During all that stress and pressure, not ONCE did I ever even consider smoking. That thought actually seems rather bizarre to me now. HALLELUJAH!!!! Bizarre thoughts are really bizarre to me now, THAT WAS THE GOAL!

It was not too very long ago that I spent my days waiting and waiting to get some relief from the irrational thoughts that once consumed me when I was an actively-feeding addict. Those thoughts seemed so powerful, the urges uncontrollable. The desire for nicotine was more than simply a desire, I thought it was more urgent a need than food or shelter or self-preservation.

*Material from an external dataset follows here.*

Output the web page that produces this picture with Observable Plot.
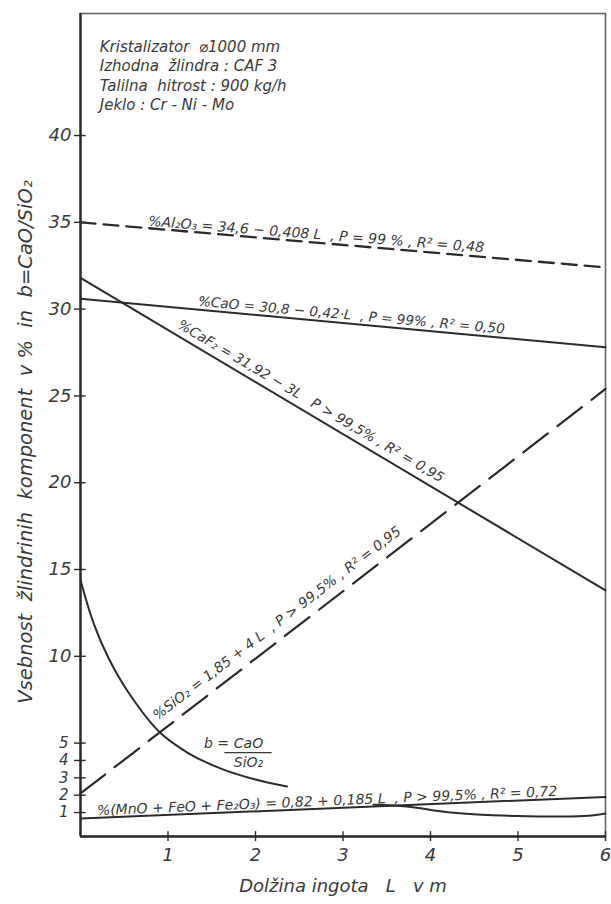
<!DOCTYPE html>
<html>
<head>
<meta charset="utf-8">
<script src="https://cdn.jsdelivr.net/npm/d3@7"></script>
<script src="https://cdn.jsdelivr.net/npm/@observablehq/plot@0.6"></script>
<style>
  html, body { margin: 0; padding: 0; background: #fff; }
  #chart svg text { font-style: italic; white-space: pre; }
</style>
</head>
<body>
<div id="chart"></div>
<script>
// ---- data ----
const xTicks = [1, 2, 3, 4, 5, 6];
const yTicksBig = [10, 15, 20, 25, 30, 35, 40];
const yTicksSmall = [1, 2, 3, 4, 5];

const lineL = [0, 6];                 // ingot length L (m), ends of the regression lines
const al2o3 = [35.0, 32.4];
const cao   = [30.6, 27.8];
const caf2  = [31.8, 13.8];
const sio2  = [2.1, 25.4];
const mno   = [0.65, 1.9];

const bL1 = [0, 0.15, 0.32, 0.55, 0.90, 1.24, 1.62, 2.0, 2.36];
const bV1 = [14.4, 11.9, 9.9, 7.9, 5.65, 4.4, 3.5, 2.9, 2.5];
const bL2 = [3.35, 3.73, 4.23, 4.99, 5.75, 6.0];
const bV2 = [1.45, 1.35, 1.0, 0.8, 0.8, 0.95];

const infoText = "Kristalizator  ⌀1000 mm\nIzhodna  žlindra : CAF 3\nTalilna  hitrost : 900 kg/h\nJeklo : Cr - Ni - Mo";
const notes = [
  {text: "%Al₂O₃ = 34,6 − 0,408 L  , P = 99 % , R² = 0,48", x: 0.77, y: 34.8, rotate: 4.5, size: 14},
  {text: "%CaO = 30,8 − 0,42·L  , P = 99% , R² = 0,50", x: 1.34, y: 30.2, rotate: 5.2, size: 13.6},
  {text: "%CaF₂ = 31,92 − 3L   P > 99,5% , R² = 0,95", x: 1.10, y: 28.95, rotate: 30.5, size: 13.8},
  {text: "%SiO₂ = 1,85 + 4 L  , P > 99,5% , R² = 0,95", x: 0.88, y: 6.3, rotate: -37.5, size: 14},
  {text: "%(MnO + FeO + Fe₂O₃) = 0,82 + 0,185 L  , P > 99,5% , R² = 0,72", x: 0.19, y: 0.85, rotate: -2.4, size: 14}
];
const bLabel = {b: "b =", num: "CaO", den: "SiO₂", xb: 1.41, yB: 5.0, xf: 1.92, yNum: 4.95, yBar: 4.45, yDen: 3.9, barHalf: 0.27};
const infoPos = {x: 0.22, y: 45.6};
const yMin = -0.38, yMax = 47.03;

const xTitle = "Dolžina ingota   L   v m";
const yTitle = "Vsebnost  žlindrinih  komponent  v %  in  b=CaO/SiO₂";

// tables built from the arrays
const pts = (xs, ys) => xs.map((x, i) => ({x, y: ys[i]}));
const ink = "#2b2b2b";
const txt = "#3a3a3a";
const font = "DejaVu Sans";

const chart = Plot.plot({
  width: 611,
  height: 904,
  marginLeft: 80,
  marginRight: 6,
  marginTop: 13,
  marginBottom: 68,
  style: {fontFamily: font, background: "#fff", color: txt},
  x: {domain: [0, 6]},
  y: {domain: [yMin, yMax]},
  marks: [
    Plot.frame({stroke: "#666", strokeWidth: 1.6}),
    Plot.ruleX([0], {stroke: ink, strokeWidth: 2.4}),
    Plot.ruleY([yMin], {stroke: ink, strokeWidth: 2.4}),
    Plot.axisY(yTicksBig, {tickSize: 6, tickPadding: 3, fontSize: 18, stroke: ink, strokeWidth: 1.4, fill: txt, label: null}),
    Plot.axisY(yTicksSmall, {tickSize: 6, tickPadding: 6, fontSize: 15, stroke: ink, strokeWidth: 1.4, fill: txt, label: null}),
    Plot.axisX(xTicks, {tickSize: 5, tickPadding: 7, fontSize: 18, stroke: ink, strokeWidth: 1.4, fill: txt, label: null}),
    Plot.ruleY(yTicksBig.concat(yTicksSmall), {x1: 0, x2: 0.065, stroke: ink, strokeWidth: 1.4}),
    Plot.ruleX(xTicks, {y1: yMin, y2: yMin + 0.28, stroke: ink, strokeWidth: 1.4}),

    Plot.line(pts(lineL, al2o3), {x: "x", y: "y", stroke: ink, strokeWidth: 2.3, strokeDasharray: "15,8"}),
    Plot.line(pts(lineL, cao), {x: "x", y: "y", stroke: ink, strokeWidth: 2}),
    Plot.line(pts(lineL, caf2), {x: "x", y: "y", stroke: ink, strokeWidth: 2}),
    Plot.line(pts(lineL, sio2), {x: "x", y: "y", stroke: ink, strokeWidth: 2.2, strokeDasharray: "31,12"}),
    Plot.line(pts(lineL, mno), {x: "x", y: "y", stroke: ink, strokeWidth: 2}),
    Plot.line(pts(bL1, bV1), {x: "x", y: "y", stroke: ink, strokeWidth: 2, curve: "catmull-rom"}),
    Plot.line(pts(bL2, bV2), {x: "x", y: "y", stroke: ink, strokeWidth: 2, curve: "catmull-rom"}),

    Plot.text(notes, {x: "x", y: "y", text: "text", rotate: "rotate", fontSize: "size", textAnchor: "start", lineAnchor: "bottom", fill: txt}),
    Plot.text([infoText], {x: infoPos.x, y: infoPos.y, text: d => d, textAnchor: "start", lineAnchor: "top", lineHeight: 1.29, fontSize: 15, fill: txt}),
    Plot.text([bLabel], {x: "xb", y: "yB", text: "b", textAnchor: "start", fontSize: 14, fill: txt}),
    Plot.text([bLabel], {x: "xf", y: "yNum", text: "num", fontSize: 14, fill: txt}),
    Plot.text([bLabel], {x: "xf", y: "yDen", text: "den", fontSize: 14, fill: txt}),
    Plot.ruleY([bLabel], {y: "yBar", x1: d => d.xf - d.barHalf, x2: d => d.xf + d.barHalf, stroke: txt, strokeWidth: 1.2}),

    Plot.text([xTitle], {frameAnchor: "bottom", dy: 55, text: d => d, fontSize: 18, fill: txt}),
    Plot.text([yTitle], {frameAnchor: "left", textAnchor: "middle", dx: -55, dy: 17, rotate: -90, text: d => d, fontSize: 19.5, fill: txt})
  ]
});
document.getElementById("chart").appendChild(chart);
</script>
</body>
</html>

I was killing myself for a poison that I was sure I couldn't live without. I remember when I truly learned what ONE DAY AT A TIME means. It literally means DON'T SMOKE TODAY! That's it! It's that simple. Tomorrow we'll deal with tomorrow, but for today, don't smoke, NO MATTER WHAT. That is all it took to get to six months. But, somewhere along the way (and I'm not entirely sure when it happened) I started being comfortable more than I was uncomfortable, and now I am very rarely ever uncomfortable.

I was uncomfortable last week for about 10 seconds. I went to my daughter's first softball game of the season, and sat in the same place I sat last year and the first thing I thought of after I got sat down was, "Time to smoke". Luckily for me, there was a couple sitting really close to me smoking. (I know, how is that lucky?) It was lucky because I was able to quickly see them smoking, smell them smoking, and remember just how much I used to HATE, REALLY HATE smoking at my daughter's games with all the non-smoking parents glaring at me in disgust. I took a deep breath, smiled, and RELAXED because I had reached my goal...I AM AT LAST A COMFORTABLE EX-SMOKER!!!

These days, the smoking thoughts (yes, thoughts, not urges, not cravings, nothing but fleeting thoughts) are followed in short order by a smile and sometimes complete laughter, depending on how silly the smoking memory. Usually all it takes to stop an imagined or remembered desire is the actual smell of a cigarette burning. In the early days, I was afraid that being around others who were smoking would make me want to smoke. Now the opposite is the case. One lungful of second-hand smoke, and I'm thanking God that I no longer subjecting myself and my family to that aweful stench, the burning eyes and throat, the whole nasty feeding frenzy!

BTW, I remember early in my quit I would see someone write that they had smoking thoughts at 6 months, or a year quit, and the junky inside would say, "See, they've been quit a long time and they still want to smoke. You might as well just give up now and save yourself the misery." I want anyone who is having those kinds of thoughts to tell your inner junky to shut up. The fact of the matter is that a smoking thought now is NOTHING like a smoking thought early in your quit. It doesn't hurt. It doesn't pull at your mind. It doesn't make your stomach clench. It doesn't get in your head and ruin your life. It just comes and goes like any other thought. There's no emotion attached to it anymore. It is a benign thought.

Now, let's qualify all this talk of success with my knowledge of addiction. This is truly what has made it possible for me to stay quit forever. Knowing (and believing) that one puff will cause a complete and total relapse to 2 packs a day no matter how long I have been quit is the secret to my success.

In closing, (yes, I am really gonna shut up soon) I want to share something. Last year at the same ballpark, my son fell and broke his arm. I enjoyed relating my smoking memory to his arm-breaking memory. It would have been absurd for him to get to the park for the first time this year and think, "I broke my arm here last year, so I need to break it again now because I'm here." Another trigger bites the dust!

~Jeanne
6 months, 2 days and counting...and totally in love with my quit!